Abstract

With the booming of transportation big data, plenty of spatial and temporal features become available for developing travel demand analysis models. However, existing machine learning based travel demand fitting models could face significant model complexity issues once there are multiple discrete/categorical independent variables. This paper embeds a non-local grouping (clustering) process into the tensor train decomposition (NLG-TTD) to characterize the higher-order and nonlinear relationship between categorical variables and travel demand. That is, the transportation dataset with multiple discrete/categorical independent variables and travel demand is treated as a multi-mode tensor, wherein levels of a discrete/categorical variable are regarded as indexes of a mode in the tensor, leading to a “regression on index”. The proposed NLG-TTD model divides the full tensor into non-local sub-tensors, clusters sub-tensors with similarity, conducts tensor train decomposition (TTD) within each cluster, and aggregates cluster-specific learning results.
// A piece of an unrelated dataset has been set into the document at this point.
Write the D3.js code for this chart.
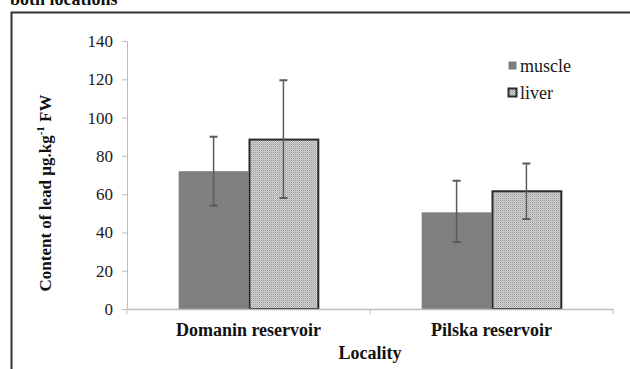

Compared with a conventional TTD that generally works on image completions, NLG-TTD can reveal non-Euclidean and non-linear patterns between categorical/discrete levels in independent variables. It is expected to discover similar travel demand patterns among categorical levels and provide high-level goodness-of-fit. For numerical studies, we use bike-sharing usage data and metro demand data in New York City (NYC), in which several widely-used machine learning models are trained for comparison. The results demonstrate the good performance of the proposed model. Moreover, we apply the NLG-TTD model to analyze and predict the impact of land use shifts on travel demand.